It all started innocently enough. My husband and I were in the porch discussing the day and somehow we got onto the subject of YouTube videos. How easy it is to get sucked down their black hole. How you come out on the other side to discover you’ve spent the last hour watching videos of women trying to parallel park.
But then he told me about the ultimate YouTube black hole. Before I tell you about it, let me just finish my lunch. In fact, let’s talk about rainbows or forests or swimming pools or apples for a second in the meantime so I can get this toasted tomato sandwich down. Because the mere thought of even broaching this subject makes me lose my appetite.
OK. I scarfed it.
Ready?
Dr. Pimple Popper.
He said these words so nonchalantly I had zero hint of the gravity of their impact. He went on to explain that Dr. Pimple Popper is this beautiful Asian woman in California who is a dermatologist. And she makes videos of her most outrageous, well, pops: giant blackheads, ripe pimples, oozing abscesses, what have you. Then she posts the videos online for the world to see.
So what is a girl supposed to do? Of course I had to check this out tout de suite. I mean, are we living here or are we pretending to live? So I pulled out my phone, typed in her name and all of a sudden I was watching a video of pus coming out of an earlobe with such ferociousness I had to throw the phone at my husband.
“No. I cannot do this.”
He semi-smiled, semi-shrugged and was ready to change the subject.
But that video. That ooze. For a few minutes, I wanted to see more as much as I did not want to see more so I half-listened to my husband talk about something else.
And then:
“Pass me my phone back, please.”
So I watched it. And then I watched another video of a man getting blackheads removed from his back. And then one of a giant blackhead coming out like a plug.
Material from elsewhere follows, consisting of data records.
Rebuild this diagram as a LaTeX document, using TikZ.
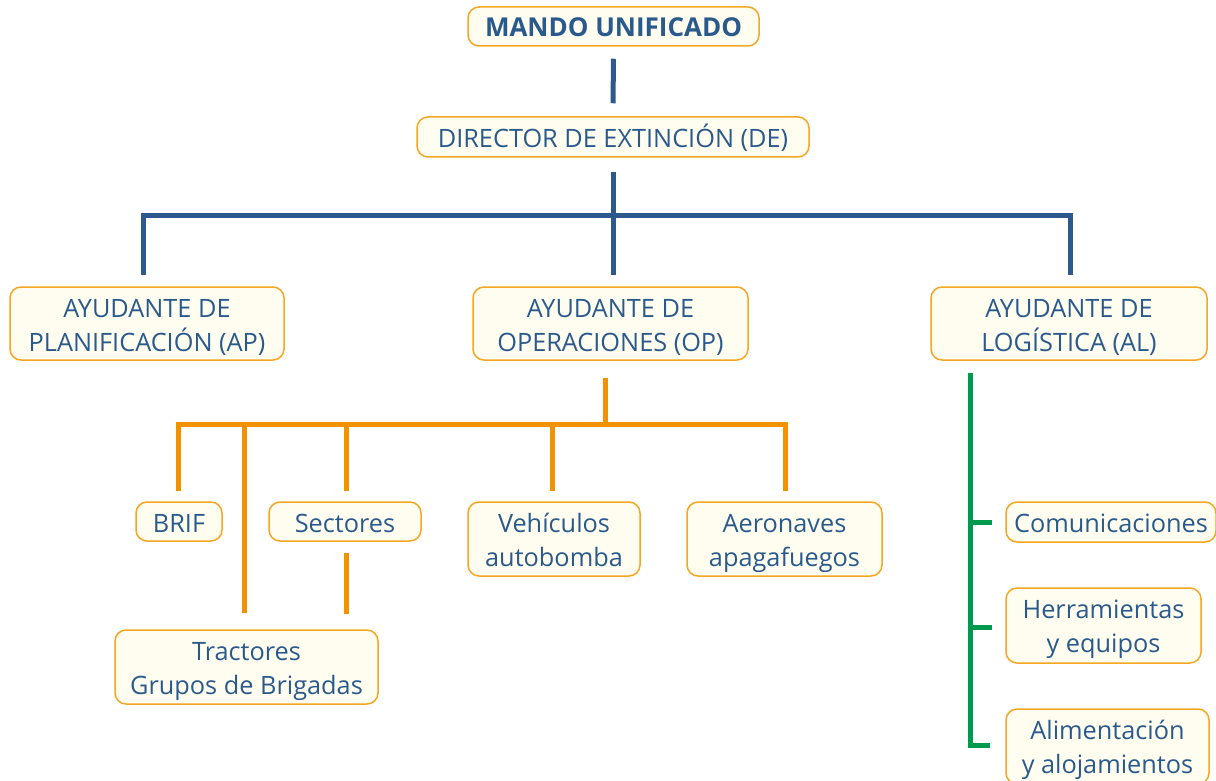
\documentclass[tikz,border=0pt]{standalone}
\usepackage{fontspec}
\setmainfont{Open Sans}
\definecolor{txtblue}{HTML}{2A5A8C}
\definecolor{lnblue}{HTML}{2C5A8E}
\definecolor{lnorange}{HTML}{F39200}
\definecolor{bxborder}{HTML}{F5A623}
\definecolor{bxfill}{HTML}{FFFDF0}
\definecolor{lngreen}{HTML}{009A4E}
\newcommand\ls{\rule[-6pt]{0pt}{33pt}}
\begin{document}
\begin{tikzpicture}[x=1pt,y=-1pt,
  box/.style={draw=bxborder,fill=bxfill,line width=1.5pt,rounded corners=11pt,
    inner sep=0pt,align=center,text=txtblue,font=\fontsize{25.3}{34}\selectfont},
  blueln/.style={draw=lnblue,line width=5pt},
  orangeln/.style={draw=lnorange,line width=5pt},
  greenln/.style={draw=lngreen,line width=5pt}]
\clip (0,0) rectangle (1216,781);
\fill[white] (0,0) rectangle (1216,781);
% boxes
\node[box,minimum width=291pt,minimum height=39pt,font=\fontsize{26}{34}\selectfont\bfseries] (mu) at (613.5,26.5) {\ls MANDO UNIFICADO};
\node[box,minimum width=392pt,minimum height=40pt] (de) at (613,137) {\ls DIRECTOR DE EXTINCIÓN (DE)};
\node[box,minimum width=274pt,minimum height=73pt] (ap) at (147,323.5) {\ls AYUDANTE DE\\\ls PLANIFICACIÓN (AP)};
\node[box,minimum width=275pt,minimum height=73pt] (op) at (610.5,323.5) {\ls AYUDANTE DE\\\ls OPERACIONES (OP)};
\node[box,minimum width=276pt,minimum height=73pt] (al) at (1069,323.5) {\ls AYUDANTE DE\\\ls LOGÍSTICA (AL)};
\node[box,minimum width=86pt,minimum height=39pt] (brif) at (179,521.5) {\ls BRIF};
\node[box,minimum width=152pt,minimum height=39pt] (sec) at (345,521.5) {\ls Sectores};
\node[box,minimum width=172pt,minimum height=74pt] (veh) at (554,539) {\ls Vehículos\\\ls autobomba};
\node[box,minimum width=195pt,minimum height=74pt] (aer) at (784.5,539) {\ls Aeronaves\\\ls apagafuegos};
\node[box,minimum width=263pt,minimum height=74pt] (tra) at (246.5,667) {\ls Tractores\\\ls Grupos de Brigadas};
\node[box,minimum width=210pt,minimum height=40pt] (com) at (1111,522) {\ls Comunicaciones};
\node[box,minimum width=195pt,minimum height=75pt] (her) at (1103.5,625.5) {\ls Herramientas\\\ls y equipos};
\node[box,minimum width=203pt,minimum height=75pt] (ali) at (1107.5,746.5) {\ls Alimentación\\\ls y alojamientos};
% blue connectors
\coordinate (bl) at (143,215);
\coordinate (br) at (1070,215);
\draw[blueln] ([yshift=-12pt]mu.south) -- ([yshift=13pt]de.north);
\draw[blueln] ([yshift=-14pt]de.south) -- (613,275);
\draw[blueln] (143,275) -- (bl) -- (br) -- (1070,275);
% orange connectors
\coordinate (ol) at (178,424);
\coordinate (or) at (785,424);
\draw[orangeln] (605,378) -- (605,424);
\draw[orangeln] (178,491) -- (ol) -- (or) -- (785,491);
\draw[orangeln] (244,424) -- (244,613);
\draw[orangeln] (346,424) -- (346,491);
\draw[orangeln] (552,424) -- (552,491);
\draw[orangeln] (346,553) -- (346,614);
% green connectors
\draw[greenln] (970,373) -- (970,745) -- (990,745);
\draw[greenln] (970,522) -- (992,522);
\draw[greenln] (970,627) -- (992,627);
\end{tikzpicture}
\end{document}
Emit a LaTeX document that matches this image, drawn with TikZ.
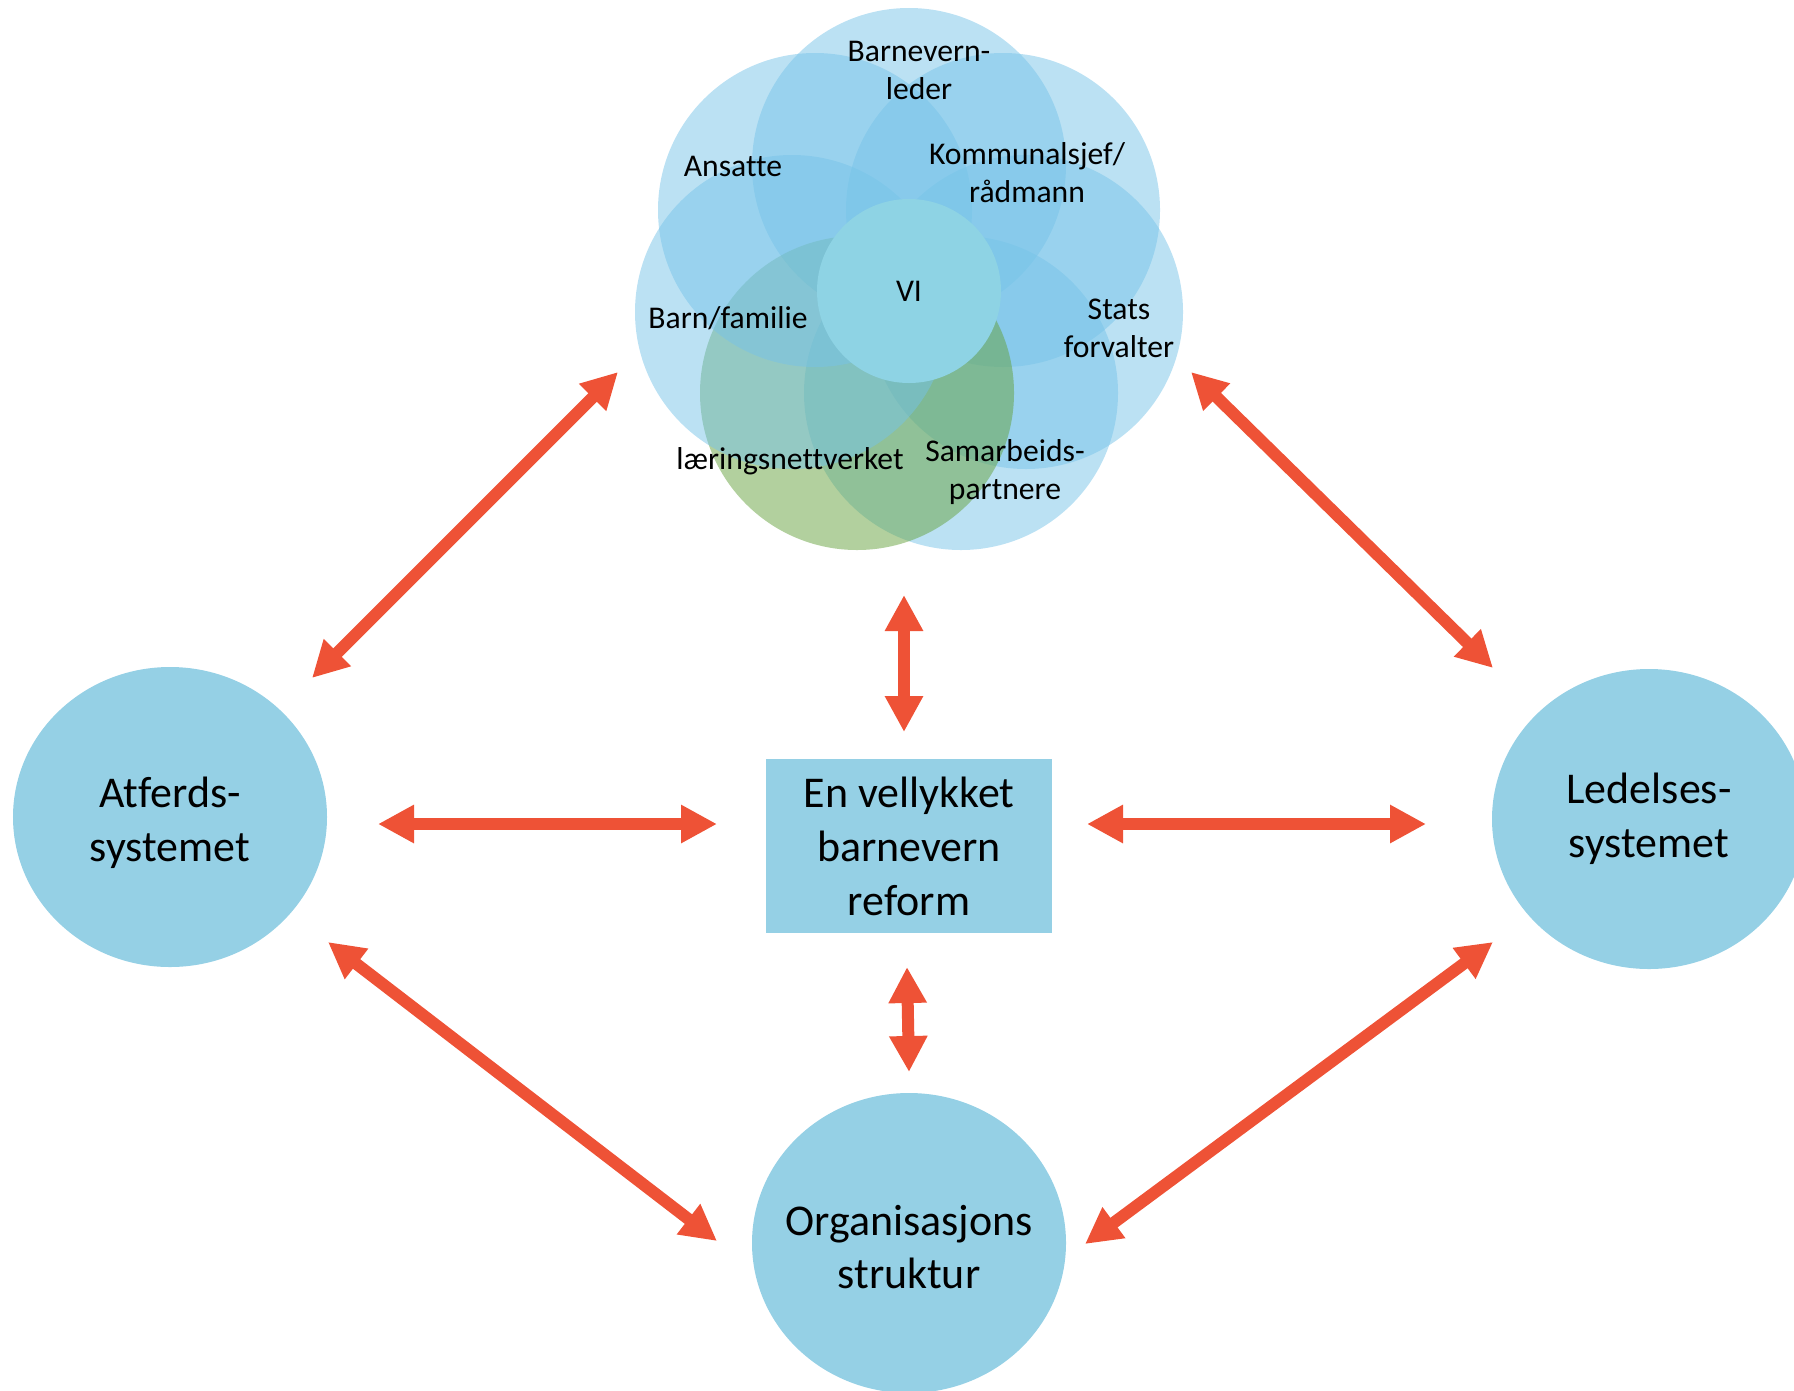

Listen, if you’re grossed out, please believe me when I tell you I am toning this down for your benefit. And by toning down, I mean I’m hardly even telling the truth my version is so tame.
The question is: What is it about pimple popping that makes it even marginally interesting? I mean, it’s gross, isn’t it? It’s super gross. But, let’s face it, it’s fascinating too. Isn’t it? It is. And it’s satisfying. It is something bad that you were able to squeeze out of your own body and get rid of. It’s like the ultimate houseclean.
However, Dr. Pimple Popper has brought things to a new level. I mean, this wasn’t a before-bed squeeze, there was mass and girth involved in the stuff she was excising. And at 2:40 a.m. there I was awake unable to think of anything but. No matter what I did to try to go back to sleep, the images stayed with me, as if on a constant loop. The absoluteness of the disgustingness. The fact that this, my friends, was real. Not some kind of Walking Dead makeup trickery. This was absolutely horrific stuff getting pulled out of the human body. And it was something that I would never, ever be able to unsee.
Then I spent the next hour wondering about the people who had these afflictions. How had they let things get so far gone? I mean the earlobe abscess was the size of a plum. The blackhead the diameter of a pencil eraser. What in the world were they thinking?
It’s then I realized that YouTube is something to be handled with the greatest care. Not just for the time suck that it often results in, but that there are things in this world that just shouldn’t be witnessed.